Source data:
◆ ◆ ◆ ◆

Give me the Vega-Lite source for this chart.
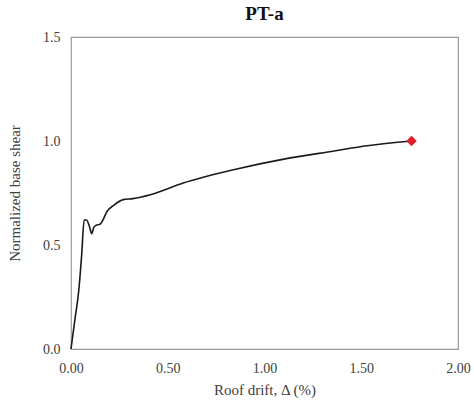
{
  "$schema": "https://vega.github.io/schema/vega-lite/v6.json",
  "autosize": "none",
  "width": 387,
  "height": 312,
  "padding": {"left": 71, "top": 37, "right": 16, "bottom": 54},
  "background": "white",
  "config": {
    "view": {"stroke": "#999999", "strokeWidth": 1.2},
    "font": "Liberation Serif",
    "axis": {"grid": false, "ticks": false, "domain": false, "labelFlush": false, "labelFont": "Liberation Serif", "titleFont": "Liberation Serif", "labelFontSize": 14, "titleFontSize": 15, "labelColor": "#404040", "titleColor": "#404040", "titleFontWeight": "normal"}
  },
  "title": {"text": "PT-a", "font": "Liberation Serif", "fontSize": 19, "fontWeight": "bold", "color": "#111111", "offset": 6},
  "datasets": {
    "curve": [
      {"drift": 0.0, "shear": 0.0},
      {"drift": 0.02, "shear": 0.14},
      {"drift": 0.04, "shear": 0.28},
      {"drift": 0.055, "shear": 0.45},
      {"drift": 0.068, "shear": 0.62},
      {"drift": 0.08, "shear": 0.62},
      {"drift": 0.095, "shear": 0.59},
      {"drift": 0.107, "shear": 0.555},
      {"drift": 0.118, "shear": 0.585},
      {"drift": 0.13, "shear": 0.595},
      {"drift": 0.15, "shear": 0.6},
      {"drift": 0.165, "shear": 0.62},
      {"drift": 0.185, "shear": 0.66},
      {"drift": 0.22, "shear": 0.69},
      {"drift": 0.27, "shear": 0.718},
      {"drift": 0.32, "shear": 0.723},
      {"drift": 0.41, "shear": 0.742},
      {"drift": 0.58, "shear": 0.798},
      {"drift": 0.84, "shear": 0.862},
      {"drift": 1.1, "shear": 0.913},
      {"drift": 1.36, "shear": 0.952},
      {"drift": 1.53, "shear": 0.977},
      {"drift": 1.76, "shear": 1.0}
    ],
    "peak": [{"drift": 1.76, "shear": 1.0}]
  },
  "layer": [
    {
      "data": {"name": "curve"},
      "mark": {"type": "line", "color": "#1a1a1a", "strokeWidth": 1.6, "interpolate": "monotone"},
      "encoding": {
        "x": {"field": "drift", "type": "quantitative", "scale": {"domain": [0, 2], "nice": false}, "axis": {"title": "Roof drift, Δ (%)", "values": [0, 0.5, 1, 1.5, 2], "format": ".2f", "labelPadding": 12, "titlePadding": 7}},
        "y": {"field": "shear", "type": "quantitative", "scale": {"domain": [0, 1.5], "nice": false}, "axis": {"title": "Normalized base shear", "values": [0, 0.5, 1, 1.5], "format": ".1f", "labelPadding": 11, "titlePadding": 20}}
      }
    },
    {
      "data": {"name": "peak"},
      "mark": {"type": "point", "shape": "diamond", "filled": true, "color": "#e0202a", "size": 110, "opacity": 1},
      "encoding": {
        "x": {"field": "drift", "type": "quantitative"},
        "y": {"field": "shear", "type": "quantitative"}
      }
    }
  ]
}
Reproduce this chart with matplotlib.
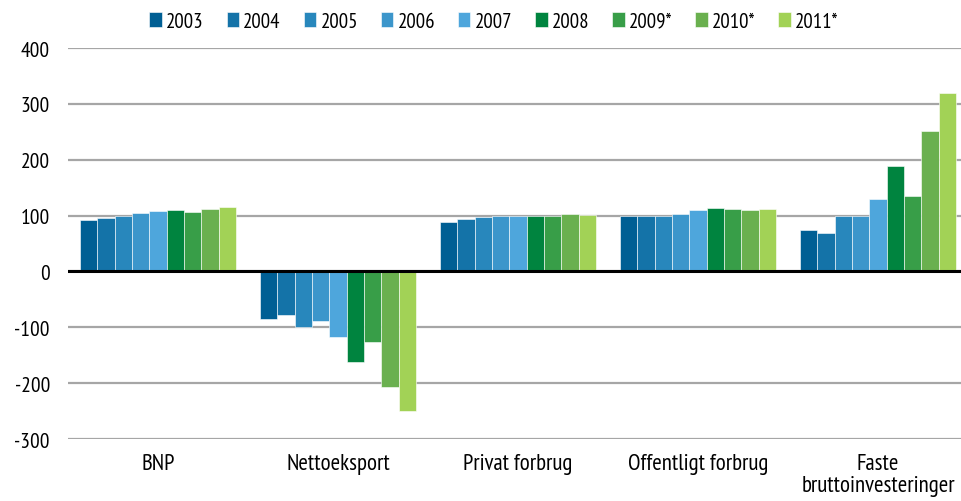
import matplotlib.pyplot as plt
import numpy as np

plt.rcParams["font.family"] = ["PT Sans Narrow", "DejaVu Sans"]
plt.rcParams["axes.unicode_minus"] = False

categories = ["BNP", "Nettoeksport", "Privat forbrug", "Offentligt forbrug",
              "Faste\nbruttoinvesteringer"]
years = ["2003", "2004", "2005", "2006", "2007", "2008", "2009*", "2010*", "2011*"]
colors = ["#005f94", "#1473a8", "#2887bc", "#3c96cb", "#4ea6dc",
          "#00843f", "#389e48", "#6ab04f", "#a2d256"]

# one list per year: BNP, Nettoeksport, Privat, Offentligt, Faste
v2003 = [92, -85, 88, 99, 75]
v2004 = [95, -78, 94, 99, 69]
v2005 = [99, -100, 98, 99, 99]
v2006 = [105, -88, 99, 102, 99]
v2007 = [108, -117, 100, 110, 130]
v2008 = [110, -162, 99, 113, 189]
v2009 = [107, -127, 100, 111, 135]
v2010 = [112, -207, 102, 110, 251]
v2011 = [115, -250, 101, 111, 320]
series = [v2003, v2004, v2005, v2006, v2007, v2008, v2009, v2010, v2011]

fig = plt.figure(figsize=(9.62, 5.02), dpi=100)
ax = fig.add_axes([68 / 962, 1 - 440 / 502, 894 / 962, 391 / 502])

x = np.arange(len(categories))
w = 0.0963
for i, (vals, c, lab) in enumerate(zip(series, colors, years)):
    ax.bar(x + (i - 4) * w, vals, w, color=c, label=lab,
           edgecolor="#ffffff", linewidth=0.4, zorder=3)

ax.set_ylim(-300, 400)
ax.set_yticks(range(-300, 401, 100))
ax.set_xlim(-0.5, 4.5 - 6 / 180)
ax.set_xticks(x)
ax.set_xticklabels(categories)
ax.grid(axis="y", color="#a6a6a6", linewidth=1.6, zorder=0)
ax.axhline(0, color="black", linewidth=2.2, zorder=4)
for s in ax.spines.values():
    s.set_visible(False)
ax.tick_params(axis="y", length=0, pad=13, labelsize=15.5)
ax.tick_params(axis="x", length=0, pad=10, labelsize=16.5)
for t in ax.get_xticklabels():
    t.set_verticalalignment("top")
    t.set_linespacing(1.05)

ax.legend(loc="center", bbox_to_anchor=(494 / 962, 1 - 22 / 502),
          bbox_transform=fig.transFigure, ncol=9, frameon=False,
          fontsize=15, handlelength=0.6, handleheight=0.75,
          handletextpad=0.2, columnspacing=1.1)

fig.savefig("out.png", dpi=100)
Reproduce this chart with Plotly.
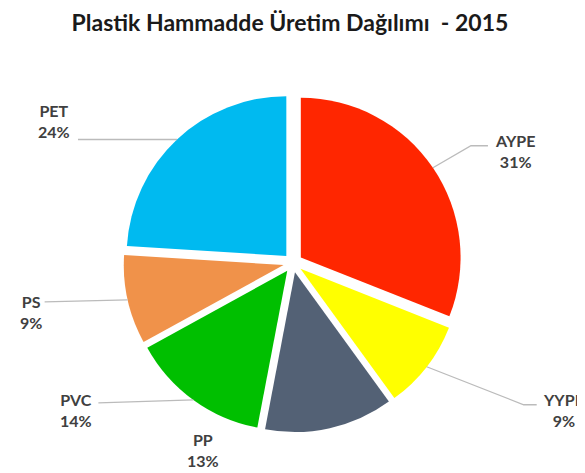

◆ ◆ ◆ ◆

◆ WRITTEN EXERCISE:
Quote the data above in full and without alteration; skip the pictures.

◆ WRITTEN SOLUTION:
Give me the Vega-Lite source for this chart.
{
  "$schema": "https://vega.github.io/schema/vega-lite/v6.json",
  "autosize": "none",
  "width": 387,
  "height": 312,
  "padding": {"left": 71, "top": 37, "right": 16, "bottom": 54},
  "background": "white",
  "config": {
    "view": {"stroke": "#999999", "strokeWidth": 1.2},
    "font": "Liberation Serif",
    "axis": {"grid": false, "ticks": false, "domain": false, "labelFlush": false, "labelFont": "Liberation Serif", "titleFont": "Liberation Serif", "labelFontSize": 14, "titleFontSize": 15, "labelColor": "#404040", "titleColor": "#404040", "titleFontWeight": "normal"}
  },
  "title": {"text": "PT-a", "font": "Liberation Serif", "fontSize": 19, "fontWeight": "bold", "color": "#111111", "offset": 6},
  "datasets": {
    "curve": [
      {"drift": 0.0, "shear": 0.0},
      {"drift": 0.02, "shear": 0.14},
      {"drift": 0.04, "shear": 0.28},
      {"drift": 0.055, "shear": 0.45},
      {"drift": 0.068, "shear": 0.62},
      {"drift": 0.08, "shear": 0.62},
      {"drift": 0.095, "shear": 0.59},
      {"drift": 0.107, "shear": 0.555},
      {"drift": 0.118, "shear": 0.585},
      {"drift": 0.13, "shear": 0.595},
      {"drift": 0.15, "shear": 0.6},
      {"drift": 0.165, "shear": 0.62},
      {"drift": 0.185, "shear": 0.66},
      {"drift": 0.22, "shear": 0.69},
      {"drift": 0.27, "shear": 0.718},
      {"drift": 0.32, "shear": 0.723},
      {"drift": 0.41, "shear": 0.742},
      {"drift": 0.58, "shear": 0.798},
      {"drift": 0.84, "shear": 0.862},
      {"drift": 1.1, "shear": 0.913},
      {"drift": 1.36, "shear": 0.952},
      {"drift": 1.53, "shear": 0.977},
      {"drift": 1.76, "shear": 1.0}
    ],
    "peak": [{"drift": 1.76, "shear": 1.0}]
  },
  "layer": [
    {
      "data": {"name": "curve"},
      "mark": {"type": "line", "color": "#1a1a1a", "strokeWidth": 1.6, "interpolate": "monotone"},
      "encoding": {
        "x": {"field": "drift", "type": "quantitative", "scale": {"domain": [0, 2], "nice": false}, "axis": {"title": "Roof drift, Δ (%)", "values": [0, 0.5, 1, 1.5, 2], "format": ".2f", "labelPadding": 12, "titlePadding": 7}},
        "y": {"field": "shear", "type": "quantitative", "scale": {"domain": [0, 1.5], "nice": false}, "axis": {"title": "Normalized base shear", "values": [0, 0.5, 1, 1.5], "format": ".1f", "labelPadding": 11, "titlePadding": 20}}
      }
    },
    {
      "data": {"name": "peak"},
      "mark": {"type": "point", "shape": "diamond", "filled": true, "color": "#e0202a", "size": 110, "opacity": 1},
      "encoding": {
        "x": {"field": "drift", "type": "quantitative"},
        "y": {"field": "shear", "type": "quantitative"}
      }
    }
  ]
}
Reproduce this chart with matplotlib.
import matplotlib.pyplot as plt
import numpy as np

plt.rcParams["font.family"] = ["PT Sans Narrow", "DejaVu Sans"]
plt.rcParams["axes.unicode_minus"] = False

categories = ["BNP", "Nettoeksport", "Privat forbrug", "Offentligt forbrug",
              "Faste\nbruttoinvesteringer"]
years = ["2003", "2004", "2005", "2006", "2007", "2008", "2009*", "2010*", "2011*"]
colors = ["#005f94", "#1473a8", "#2887bc", "#3c96cb", "#4ea6dc",
          "#00843f", "#389e48", "#6ab04f", "#a2d256"]

# one list per year: BNP, Nettoeksport, Privat, Offentligt, Faste
v2003 = [92, -85, 88, 99, 75]
v2004 = [95, -78, 94, 99, 69]
v2005 = [99, -100, 98, 99, 99]
v2006 = [105, -88, 99, 102, 99]
v2007 = [108, -117, 100, 110, 130]
v2008 = [110, -162, 99, 113, 189]
v2009 = [107, -127, 100, 111, 135]
v2010 = [112, -207, 102, 110, 251]
v2011 = [115, -250, 101, 111, 320]
series = [v2003, v2004, v2005, v2006, v2007, v2008, v2009, v2010, v2011]

fig = plt.figure(figsize=(9.62, 5.02), dpi=100)
ax = fig.add_axes([68 / 962, 1 - 440 / 502, 894 / 962, 391 / 502])

x = np.arange(len(categories))
w = 0.0963
for i, (vals, c, lab) in enumerate(zip(series, colors, years)):
    ax.bar(x + (i - 4) * w, vals, w, color=c, label=lab,
           edgecolor="#ffffff", linewidth=0.4, zorder=3)

ax.set_ylim(-300, 400)
ax.set_yticks(range(-300, 401, 100))
ax.set_xlim(-0.5, 4.5 - 6 / 180)
ax.set_xticks(x)
ax.set_xticklabels(categories)
ax.grid(axis="y", color="#a6a6a6", linewidth=1.6, zorder=0)
ax.axhline(0, color="black", linewidth=2.2, zorder=4)
for s in ax.spines.values():
    s.set_visible(False)
ax.tick_params(axis="y", length=0, pad=13, labelsize=15.5)
ax.tick_params(axis="x", length=0, pad=10, labelsize=16.5)
for t in ax.get_xticklabels():
    t.set_verticalalignment("top")
    t.set_linespacing(1.05)

ax.legend(loc="center", bbox_to_anchor=(494 / 962, 1 - 22 / 502),
          bbox_transform=fig.transFigure, ncol=9, frameon=False,
          fontsize=15, handlelength=0.6, handleheight=0.75,
          handletextpad=0.2, columnspacing=1.1)

fig.savefig("out.png", dpi=100)
Reproduce this chart with Plotly.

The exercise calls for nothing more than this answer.